TASK TO COMPLETE
Beginning with the first line, set down every line through the one containing "t = np.arange(0, 100)", exactly as it appears, but not the pictures.

────────────────────────────────────────

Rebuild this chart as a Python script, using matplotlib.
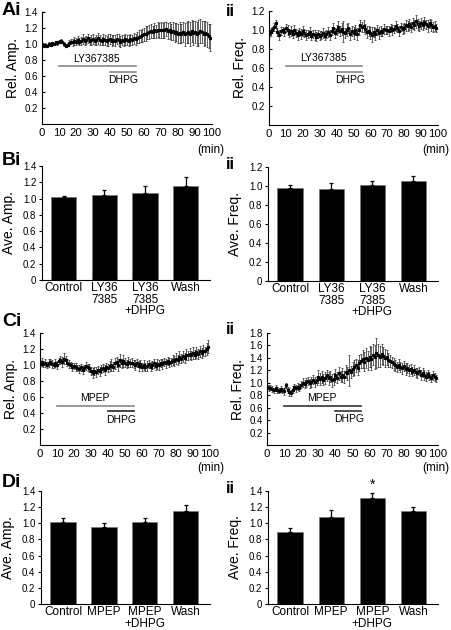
import numpy as np
import matplotlib
matplotlib.use('Agg')
import matplotlib.pyplot as plt

plt.rcParams['font.family'] = ['Liberation Sans', 'DejaVu Sans']

# time axis (min)
t = np.arange(0, 100)

# Ai - relative amplitude, LY367385 + DHPG
amp_a = [1.00, 0.97, 0.99, 0.98, 1.00, 0.99, 1.01, 1.00, 1.02, 1.01,
         1.03, 1.04, 1.02, 1.00, 0.98, 0.99, 1.01, 1.03, 1.02, 1.04,
         1.03, 1.05, 1.03, 1.04, 1.06, 1.04, 1.05, 1.07, 1.04, 1.05,
         1.06, 1.04, 1.05, 1.07, 1.05, 1.04, 1.06, 1.05, 1.04, 1.05,
         1.06, 1.04, 1.05, 1.04, 1.06, 1.05, 1.03, 1.05, 1.04, 1.06,
         1.05, 1.04, 1.06, 1.05, 1.07, 1.06, 1.08, 1.09, 1.10, 1.11,
         1.12, 1.13, 1.14, 1.15, 1.16, 1.15, 1.17, 1.16, 1.18, 1.17,
         1.18, 1.17, 1.18, 1.19, 1.16, 1.17, 1.15, 1.16, 1.14, 1.15,
         1.13, 1.14, 1.13, 1.15, 1.12, 1.14, 1.15, 1.13, 1.16, 1.14,
         1.15, 1.13, 1.14, 1.16, 1.15, 1.13, 1.14, 1.12, 1.10, 1.08]
amp_a_err = [0.01, 0.01, 0.02, 0.01, 0.02, 0.01, 0.02, 0.01, 0.02, 0.02,
             0.02, 0.02, 0.01, 0.02, 0.02, 0.02, 0.04, 0.03, 0.04, 0.05,
             0.04, 0.05, 0.04, 0.05, 0.06, 0.05, 0.05, 0.06, 0.05, 0.06,
             0.06, 0.05, 0.06, 0.07, 0.06, 0.05, 0.07, 0.06, 0.06, 0.07,
             0.06, 0.07, 0.06, 0.07, 0.06, 0.07, 0.07, 0.06, 0.07, 0.07,
             0.06, 0.07, 0.07, 0.06, 0.07, 0.07, 0.07, 0.08, 0.07, 0.08,
             0.08, 0.09, 0.08, 0.09, 0.09, 0.08, 0.09, 0.08, 0.09, 0.09,
             0.10, 0.09, 0.10, 0.09, 0.10, 0.11, 0.10, 0.11, 0.12, 0.11,
             0.12, 0.13, 0.12, 0.13, 0.14, 0.13, 0.14, 0.15, 0.14, 0.15,
             0.14, 0.15, 0.16, 0.15, 0.14, 0.16, 0.15, 0.16, 0.15, 0.17]

# Aii - relative frequency, LY367385 + DHPG
freq_a = [0.96, 0.98, 1.00, 1.03, 1.07, 0.98, 0.95, 0.99, 1.00, 0.98,
          1.02, 1.00, 0.97, 0.99, 0.96, 1.00, 0.97, 0.95, 0.98, 0.96,
          0.99, 0.97, 0.95, 0.96, 0.98, 0.94, 0.96, 0.95, 0.93, 0.96,
          0.94, 0.95, 0.97, 0.94, 0.96, 0.98, 0.95, 0.99, 1.02, 0.97,
          1.00, 1.03, 0.99, 1.01, 0.98, 0.97, 1.00, 1.02, 0.96, 0.99,
          0.97, 1.00, 0.96, 1.00, 1.05, 1.03, 1.04, 1.01, 0.98, 0.99,
          0.97, 0.95, 0.98, 0.96, 1.00, 0.97, 0.99, 0.98, 1.01, 1.00,
          1.00, 0.99, 1.02, 1.00, 1.01, 1.04, 1.02, 0.99, 1.03, 1.01,
          1.02, 1.05, 1.04, 1.06, 1.03, 1.07, 1.05, 1.09, 1.06, 1.04,
          1.07, 1.05, 1.08, 1.06, 1.04, 1.07, 1.05, 1.03, 1.04, 1.02]
freq_a_err = [0.03, 0.04, 0.03, 0.04, 0.03, 0.04, 0.05, 0.04, 0.03, 0.04,
              0.04, 0.05, 0.04, 0.05, 0.04, 0.05, 0.04, 0.05, 0.04, 0.05,
              0.05, 0.04, 0.05, 0.04, 0.05, 0.05, 0.04, 0.05, 0.05, 0.04,
              0.05, 0.04, 0.05, 0.05, 0.04, 0.05, 0.05, 0.04, 0.05, 0.05,
              0.05, 0.06, 0.05, 0.06, 0.11, 0.05, 0.06, 0.05, 0.06, 0.05,
              0.06, 0.05, 0.06, 0.05, 0.06, 0.05, 0.06, 0.05, 0.06, 0.05,
              0.06, 0.08, 0.05, 0.06, 0.05, 0.06, 0.05, 0.04, 0.05, 0.04,
              0.04, 0.05, 0.04, 0.05, 0.04, 0.05, 0.04, 0.05, 0.04, 0.05,
              0.05, 0.06, 0.05, 0.06, 0.05, 0.06, 0.05, 0.07, 0.06, 0.05,
              0.06, 0.05, 0.06, 0.05, 0.06, 0.05, 0.06, 0.05, 0.05, 0.04]

# Bi / Bii - averages
groups_b = ['Control', 'LY36\n7385', 'LY36\n7385\n+DHPG', 'Wash']
ave_amp_b = [1.02, 1.04, 1.07, 1.15]
ave_amp_b_err = [0.01, 0.07, 0.09, 0.11]
ave_freq_b = [0.98, 0.97, 1.01, 1.05]
ave_freq_b_err = [0.03, 0.06, 0.04, 0.05]

# Ci - relative amplitude, MPEP + DHPG
amp_c = [1.02, 1.04, 1.01, 1.03, 1.00, 1.02, 1.04, 1.01, 1.00, 1.02,
         1.00, 1.05, 1.06, 1.04, 1.08, 1.06, 1.03, 1.01, 1.00, 0.98,
         0.99, 0.97, 0.96, 0.95, 0.97, 0.94, 0.96, 0.99, 0.97, 0.96,
         0.92, 0.90, 0.93, 0.91, 0.94, 0.92, 0.95, 0.96, 0.94, 0.97,
         0.96, 0.99, 1.00, 0.98, 1.02, 1.04, 1.00, 1.06, 1.02, 1.05,
         1.03, 1.01, 1.04, 1.02, 1.03, 1.01, 1.00, 1.03, 0.99, 1.01,
         0.98, 1.00, 0.97, 0.99, 1.01, 0.98, 1.00, 1.02, 0.99, 1.01,
         1.00, 1.03, 1.01, 1.04, 1.02, 1.05, 1.03, 1.04, 1.06, 1.05,
         1.08, 1.06, 1.10, 1.08, 1.11, 1.09, 1.13, 1.12, 1.14, 1.12,
         1.15, 1.13, 1.16, 1.14, 1.17, 1.15, 1.18, 1.17, 1.20, 1.23]
amp_c_err = [0.04, 0.05, 0.04, 0.05, 0.04, 0.05, 0.04, 0.05, 0.04, 0.05,
             0.05, 0.04, 0.05, 0.06, 0.07, 0.05, 0.04, 0.05, 0.04, 0.05,
             0.04, 0.05, 0.04, 0.05, 0.04, 0.05, 0.04, 0.05, 0.04, 0.05,
             0.05, 0.06, 0.05, 0.06, 0.05, 0.06, 0.05, 0.05, 0.06, 0.05,
             0.05, 0.06, 0.07, 0.06, 0.07, 0.06, 0.07, 0.08, 0.06, 0.07,
             0.06, 0.05, 0.06, 0.05, 0.06, 0.05, 0.06, 0.05, 0.06, 0.05,
             0.05, 0.06, 0.05, 0.06, 0.05, 0.06, 0.05, 0.06, 0.05, 0.06,
             0.06, 0.05, 0.06, 0.05, 0.06, 0.05, 0.06, 0.05, 0.06, 0.06,
             0.07, 0.06, 0.07, 0.06, 0.07, 0.06, 0.07, 0.06, 0.07, 0.06,
             0.07, 0.06, 0.07, 0.06, 0.07, 0.06, 0.07, 0.06, 0.07, 0.08]

# Cii - relative frequency, MPEP + DHPG
freq_c = [0.93, 0.91, 0.92, 0.90, 0.88, 0.91, 0.89, 0.87, 0.90, 0.88,
          0.86, 0.96, 0.88, 0.85, 0.84, 0.89, 0.93, 0.91, 0.94, 0.92,
          0.97, 1.00, 0.98, 1.01, 1.03, 0.99, 1.02, 1.05, 1.01, 1.04,
          1.10, 1.06, 1.09, 1.05, 1.08, 1.12, 1.07, 1.10, 1.04, 1.06,
          1.12, 1.08, 1.15, 1.10, 1.13, 1.09, 1.18, 1.15, 1.20, 1.17,
          1.22, 1.25, 1.28, 1.24, 1.32, 1.35, 1.38, 1.34, 1.40, 1.36,
          1.42, 1.39, 1.45, 1.41, 1.48, 1.44, 1.42, 1.46, 1.43, 1.40,
          1.41, 1.37, 1.35, 1.33, 1.30, 1.28, 1.26, 1.29, 1.25, 1.23,
          1.27, 1.22, 1.24, 1.20, 1.22, 1.18, 1.21, 1.17, 1.15, 1.19,
          1.13, 1.16, 1.12, 1.10, 1.14, 1.11, 1.08, 1.12, 1.09, 1.07]
freq_c_err = [0.04, 0.05, 0.04, 0.05, 0.04, 0.05, 0.05, 0.04, 0.05, 0.04,
              0.05, 0.04, 0.05, 0.06, 0.05, 0.06, 0.05, 0.06, 0.05, 0.06,
              0.06, 0.07, 0.06, 0.07, 0.06, 0.07, 0.08, 0.07, 0.08, 0.07,
              0.10, 0.09, 0.10, 0.09, 0.10, 0.09, 0.10, 0.09, 0.10, 0.09,
              0.10, 0.09, 0.10, 0.09, 0.11, 0.10, 0.11, 0.10, 0.25, 0.10,
              0.11, 0.12, 0.11, 0.12, 0.13, 0.12, 0.14, 0.15, 0.16, 0.15,
              0.17, 0.18, 0.17, 0.19, 0.24, 0.18, 0.17, 0.16, 0.15, 0.14,
              0.12, 0.11, 0.10, 0.09, 0.10, 0.09, 0.08, 0.09, 0.08, 0.09,
              0.08, 0.09, 0.08, 0.09, 0.08, 0.07, 0.08, 0.07, 0.08, 0.07,
              0.08, 0.07, 0.08, 0.07, 0.06, 0.07, 0.06, 0.07, 0.06, 0.06]

# Di / Dii - averages
groups_d = ['Control', 'MPEP', 'MPEP\n+DHPG', 'Wash']
ave_amp_d = [1.02, 0.96, 1.01, 1.15]
ave_amp_d_err = [0.04, 0.04, 0.05, 0.08]
ave_freq_d = [0.89, 1.08, 1.31, 1.15]
ave_freq_d_err = [0.05, 0.08, 0.06, 0.05]

W, H = 451, 630


def pos(l, r, top, bot):
    return [l / W, 1 - bot / H, (r - l) / W, (bot - top) / H]


fig = plt.figure(figsize=(4.51, 6.30), dpi=100)


def base_style(ax):
    ax.spines['top'].set_visible(False)
    ax.spines['right'].set_visible(False)
    ax.spines['left'].set_linewidth(0.8)
    ax.spines['bottom'].set_linewidth(0.8)


def time_panel(rect, mean, err, ymax, ylabel, drug, bar1_y, bar2_y, col1, col2):
    ax = fig.add_axes(rect)
    base_style(ax)
    ax.errorbar(t, mean, yerr=err, fmt='s-', ms=1.3, lw=0.6, color='k',
                ecolor='#222222', elinewidth=0.5, capsize=1.0, capthick=0.5)
    ax.set_xlim(0, 100)
    ax.set_ylim(0, ymax)
    ax.set_xticks(np.arange(0, 101, 10))
    ax.set_yticks(np.arange(0.2, ymax + 0.01, 0.2))
    ax.set_yticklabels(['%.1f' % v for v in np.arange(0.2, ymax + 0.01, 0.2)])
    ax.tick_params(axis='x', labelsize=8.2, direction='in', length=0, pad=3)
    ax.tick_params(axis='y', labelsize=7, direction='in', length=2.5, pad=3)
    ax.set_ylabel(ylabel, fontsize=10, labelpad=3)
    # drug application bars
    ax.plot([10, 55], [bar1_y, bar1_y], color=col1, lw=1.2)
    ax.plot([40, 55], [bar2_y, bar2_y], color=col2, lw=1.2)
    ax.text(32, bar1_y + 0.025 * ymax, drug, fontsize=7.5, ha='center', va='bottom')
    ax.text(48, bar2_y - 0.03 * ymax, 'DHPG', fontsize=7.5, ha='center', va='top')
    return ax


def bar_panel(rect, groups, vals, errs, ymax, ylabel, star=None):
    ax = fig.add_axes(rect)
    base_style(ax)
    x = np.arange(len(groups))
    ax.bar(x, vals, width=0.62, color='k', edgecolor='#777777', linewidth=0.5)
    ax.errorbar(x, vals, yerr=[np.zeros(len(vals)), errs], fmt='none',
                ecolor='k', elinewidth=0.9, capsize=1.5, capthick=0.9)
    ax.set_xlim(-0.54, 3.6)
    ax.set_ylim(0, ymax)
    ticks = np.arange(0, ymax + 0.01, 0.2)
    ax.set_yticks(ticks)
    ax.set_yticklabels(['0' if v == 0 else '%.1f' % v for v in ticks])
    ax.set_xticks(x)
    ax.set_xticklabels(groups, fontsize=8.5, linespacing=0.95)
    ax.tick_params(axis='x', length=0, pad=1.5)
    ax.tick_params(axis='y', labelsize=7, direction='out', length=2, pad=2)
    ax.set_ylabel(ylabel, fontsize=10, labelpad=5)
    if star is not None:
        ax.text(star, vals[star] + errs[star] + 0.02, '*', fontsize=10,
                ha='center', va='bottom')
    return ax


time_panel(pos(42, 212, 12, 124), amp_a, amp_a_err, 1.4, 'Rel. Amp.',
           'LY367385', 0.72, 0.65, '#888888', '#888888')
time_panel(pos(269, 438, 11, 125), freq_a, freq_a_err, 1.2, 'Rel. Freq.',
           'LY367385', 0.62, 0.56, '#888888', '#888888')
bar_panel(pos(42, 210, 166, 280), groups_b, ave_amp_b, ave_amp_b_err, 1.4, 'Ave. Amp.')
bar_panel(pos(268, 438, 167, 281), groups_b, ave_freq_b, ave_freq_b_err, 1.2, 'Ave. Freq.')
time_panel(pos(40, 210, 333, 445), amp_c, amp_c_err, 1.4, 'Rel. Amp.',
           'MPEP', 0.49, 0.42, '#888888', '#222222')
time_panel(pos(267, 438, 333, 445), freq_c, freq_c_err, 1.8, 'Rel. Freq.',
           'MPEP', 0.63, 0.55, '#333333', '#333333')
bar_panel(pos(41, 210, 491, 604), groups_d, ave_amp_d, ave_amp_d_err, 1.4, 'Ave. Amp.')
bar_panel(pos(268, 438, 491, 604), groups_d, ave_freq_d, ave_freq_d_err, 1.4, 'Ave. Freq.', star=2)

# panel labels
for lab, x, y in [('Ai', 2, 2), ('ii', 226, 4), ('Bi', 2, 152), ('ii', 226, 157),
                  ('Ci', 2, 313), ('ii', 226, 322), ('Di', 2, 474), ('ii', 226, 481)]:
    fig.text(x / W, 1 - y / H, lab, fontsize=14 if lab != 'ii' else 12,
             fontweight='bold', ha='left', va='top')

# (min) unit labels
for x, y in [(224, 150), (449, 150), (224, 468), (449, 468)]:
    fig.text(x / W, 1 - y / H, '(min)', fontsize=8.5, ha='right', va='center')

fig.savefig('out.png', dpi=100)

────────────────────────────────────────

THE REPLY
Rebuild this chart as a Python script, using matplotlib.
import numpy as np
import matplotlib
matplotlib.use('Agg')
import matplotlib.pyplot as plt

plt.rcParams['font.family'] = ['Liberation Sans', 'DejaVu Sans']

# time axis (min)
t = np.arange(0, 100)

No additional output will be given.